EXERCISE:
Set the listing down again in full, word for word, with the pictures left out.

[start]

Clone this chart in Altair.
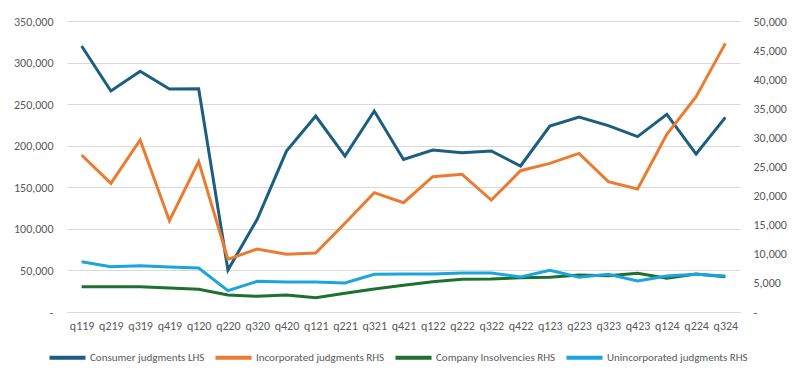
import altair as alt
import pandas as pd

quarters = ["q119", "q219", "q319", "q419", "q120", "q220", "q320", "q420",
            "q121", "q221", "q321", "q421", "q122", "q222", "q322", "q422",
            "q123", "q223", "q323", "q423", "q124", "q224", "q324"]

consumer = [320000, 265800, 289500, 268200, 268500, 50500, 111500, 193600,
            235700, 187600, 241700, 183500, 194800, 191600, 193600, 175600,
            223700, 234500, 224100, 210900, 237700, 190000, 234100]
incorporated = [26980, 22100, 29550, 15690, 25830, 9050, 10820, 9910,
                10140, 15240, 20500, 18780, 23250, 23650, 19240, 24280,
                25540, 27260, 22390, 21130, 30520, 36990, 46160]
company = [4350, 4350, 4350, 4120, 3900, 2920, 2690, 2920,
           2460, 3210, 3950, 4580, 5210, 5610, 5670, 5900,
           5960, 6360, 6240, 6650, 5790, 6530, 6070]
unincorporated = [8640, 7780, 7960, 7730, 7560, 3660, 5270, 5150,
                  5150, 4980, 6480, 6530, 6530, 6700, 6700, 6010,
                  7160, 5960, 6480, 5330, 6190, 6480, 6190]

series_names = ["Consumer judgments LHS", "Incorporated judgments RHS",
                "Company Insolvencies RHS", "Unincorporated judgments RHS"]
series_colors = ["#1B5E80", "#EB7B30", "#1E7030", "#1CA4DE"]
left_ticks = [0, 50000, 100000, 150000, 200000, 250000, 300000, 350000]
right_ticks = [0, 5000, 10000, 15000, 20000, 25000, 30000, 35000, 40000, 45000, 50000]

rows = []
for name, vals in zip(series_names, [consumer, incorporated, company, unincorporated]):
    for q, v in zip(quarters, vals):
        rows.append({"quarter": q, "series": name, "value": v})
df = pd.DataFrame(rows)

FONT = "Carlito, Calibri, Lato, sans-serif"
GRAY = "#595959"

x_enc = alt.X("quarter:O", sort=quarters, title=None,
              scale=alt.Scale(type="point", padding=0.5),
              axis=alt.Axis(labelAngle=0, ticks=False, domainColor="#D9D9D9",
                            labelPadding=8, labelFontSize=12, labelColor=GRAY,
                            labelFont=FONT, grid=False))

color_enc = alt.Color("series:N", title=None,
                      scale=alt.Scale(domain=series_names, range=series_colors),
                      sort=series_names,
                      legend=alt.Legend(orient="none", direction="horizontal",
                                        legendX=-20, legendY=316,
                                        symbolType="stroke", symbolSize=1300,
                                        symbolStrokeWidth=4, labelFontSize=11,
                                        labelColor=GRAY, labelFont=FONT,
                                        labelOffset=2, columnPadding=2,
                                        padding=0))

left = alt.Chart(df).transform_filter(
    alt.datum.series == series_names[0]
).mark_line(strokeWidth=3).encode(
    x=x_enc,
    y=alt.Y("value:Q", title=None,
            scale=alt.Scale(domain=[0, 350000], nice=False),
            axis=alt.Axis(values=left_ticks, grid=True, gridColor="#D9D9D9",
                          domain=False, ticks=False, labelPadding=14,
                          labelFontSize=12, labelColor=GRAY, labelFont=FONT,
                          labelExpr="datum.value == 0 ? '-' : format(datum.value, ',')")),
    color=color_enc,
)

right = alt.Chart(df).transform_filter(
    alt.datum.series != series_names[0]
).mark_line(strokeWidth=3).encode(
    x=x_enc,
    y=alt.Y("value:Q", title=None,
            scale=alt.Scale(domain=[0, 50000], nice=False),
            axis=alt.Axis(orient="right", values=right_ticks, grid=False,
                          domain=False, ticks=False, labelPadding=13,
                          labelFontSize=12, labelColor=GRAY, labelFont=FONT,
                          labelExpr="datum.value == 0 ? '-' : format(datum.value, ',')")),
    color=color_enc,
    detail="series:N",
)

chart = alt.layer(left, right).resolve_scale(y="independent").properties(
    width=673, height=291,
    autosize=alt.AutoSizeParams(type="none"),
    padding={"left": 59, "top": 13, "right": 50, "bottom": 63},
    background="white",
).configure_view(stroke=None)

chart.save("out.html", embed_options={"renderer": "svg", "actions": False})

[end]

RESPONSE FOR THIS EXERCISE:
Clone this chart in Altair.
import altair as alt
import pandas as pd

quarters = ["q119", "q219", "q319", "q419", "q120", "q220", "q320", "q420",
            "q121", "q221", "q321", "q421", "q122", "q222", "q322", "q422",
            "q123", "q223", "q323", "q423", "q124", "q224", "q324"]

consumer = [320000, 265800, 289500, 268200, 268500, 50500, 111500, 193600,
            235700, 187600, 241700, 183500, 194800, 191600, 193600, 175600,
            223700, 234500, 224100, 210900, 237700, 190000, 234100]
incorporated = [26980, 22100, 29550, 15690, 25830, 9050, 10820, 9910,
                10140, 15240, 20500, 18780, 23250, 23650, 19240, 24280,
                25540, 27260, 22390, 21130, 30520, 36990, 46160]
company = [4350, 4350, 4350, 4120, 3900, 2920, 2690, 2920,
           2460, 3210, 3950, 4580, 5210, 5610, 5670, 5900,
           5960, 6360, 6240, 6650, 5790, 6530, 6070]
unincorporated = [8640, 7780, 7960, 7730, 7560, 3660, 5270, 5150,
                  5150, 4980, 6480, 6530, 6530, 6700, 6700, 6010,
                  7160, 5960, 6480, 5330, 6190, 6480, 6190]

series_names = ["Consumer judgments LHS", "Incorporated judgments RHS",
                "Company Insolvencies RHS", "Unincorporated judgments RHS"]
series_colors = ["#1B5E80", "#EB7B30", "#1E7030", "#1CA4DE"]
left_ticks = [0, 50000, 100000, 150000, 200000, 250000, 300000, 350000]
right_ticks = [0, 5000, 10000, 15000, 20000, 25000, 30000, 35000, 40000, 45000, 50000]

rows = []
for name, vals in zip(series_names, [consumer, incorporated, company, unincorporated]):
    for q, v in zip(quarters, vals):
        rows.append({"quarter": q, "series": name, "value": v})
df = pd.DataFrame(rows)

FONT = "Carlito, Calibri, Lato, sans-serif"
GRAY = "#595959"

x_enc = alt.X("quarter:O", sort=quarters, title=None,
              scale=alt.Scale(type="point", padding=0.5),
              axis=alt.Axis(labelAngle=0, ticks=False, domainColor="#D9D9D9",
                            labelPadding=8, labelFontSize=12, labelColor=GRAY,
                            labelFont=FONT, grid=False))

color_enc = alt.Color("series:N", title=None,
                      scale=alt.Scale(domain=series_names, range=series_colors),
                      sort=series_names,
                      legend=alt.Legend(orient="none", direction="horizontal",
                                        legendX=-20, legendY=316,
                                        symbolType="stroke", symbolSize=1300,
                                        symbolStrokeWidth=4, labelFontSize=11,
                                        labelColor=GRAY, labelFont=FONT,
                                        labelOffset=2, columnPadding=2,
                                        padding=0))

left = alt.Chart(df).transform_filter(
    alt.datum.series == series_names[0]
).mark_line(strokeWidth=3).encode(
    x=x_enc,
    y=alt.Y("value:Q", title=None,
            scale=alt.Scale(domain=[0, 350000], nice=False),
            axis=alt.Axis(values=left_ticks, grid=True, gridColor="#D9D9D9",
                          domain=False, ticks=False, labelPadding=14,
                          labelFontSize=12, labelColor=GRAY, labelFont=FONT,
                          labelExpr="datum.value == 0 ? '-' : format(datum.value, ',')")),
    color=color_enc,
)

right = alt.Chart(df).transform_filter(
    alt.datum.series != series_names[0]
).mark_line(strokeWidth=3).encode(
    x=x_enc,
    y=alt.Y("value:Q", title=None,
            scale=alt.Scale(domain=[0, 50000], nice=False),
            axis=alt.Axis(orient="right", values=right_ticks, grid=False,
                          domain=False, ticks=False, labelPadding=13,
                          labelFontSize=12, labelColor=GRAY, labelFont=FONT,
                          labelExpr="datum.value == 0 ? '-' : format(datum.value, ',')")),
    color=color_enc,
    detail="series:N",
)

chart = alt.layer(left, right).resolve_scale(y="independent").properties(
    width=673, height=291,
    autosize=alt.AutoSizeParams(type="none"),
    padding={"left": 59, "top": 13, "right": 50, "bottom": 63},
    background="white",
).configure_view(stroke=None)

chart.save("out.html", embed_options={"renderer": "svg", "actions": False})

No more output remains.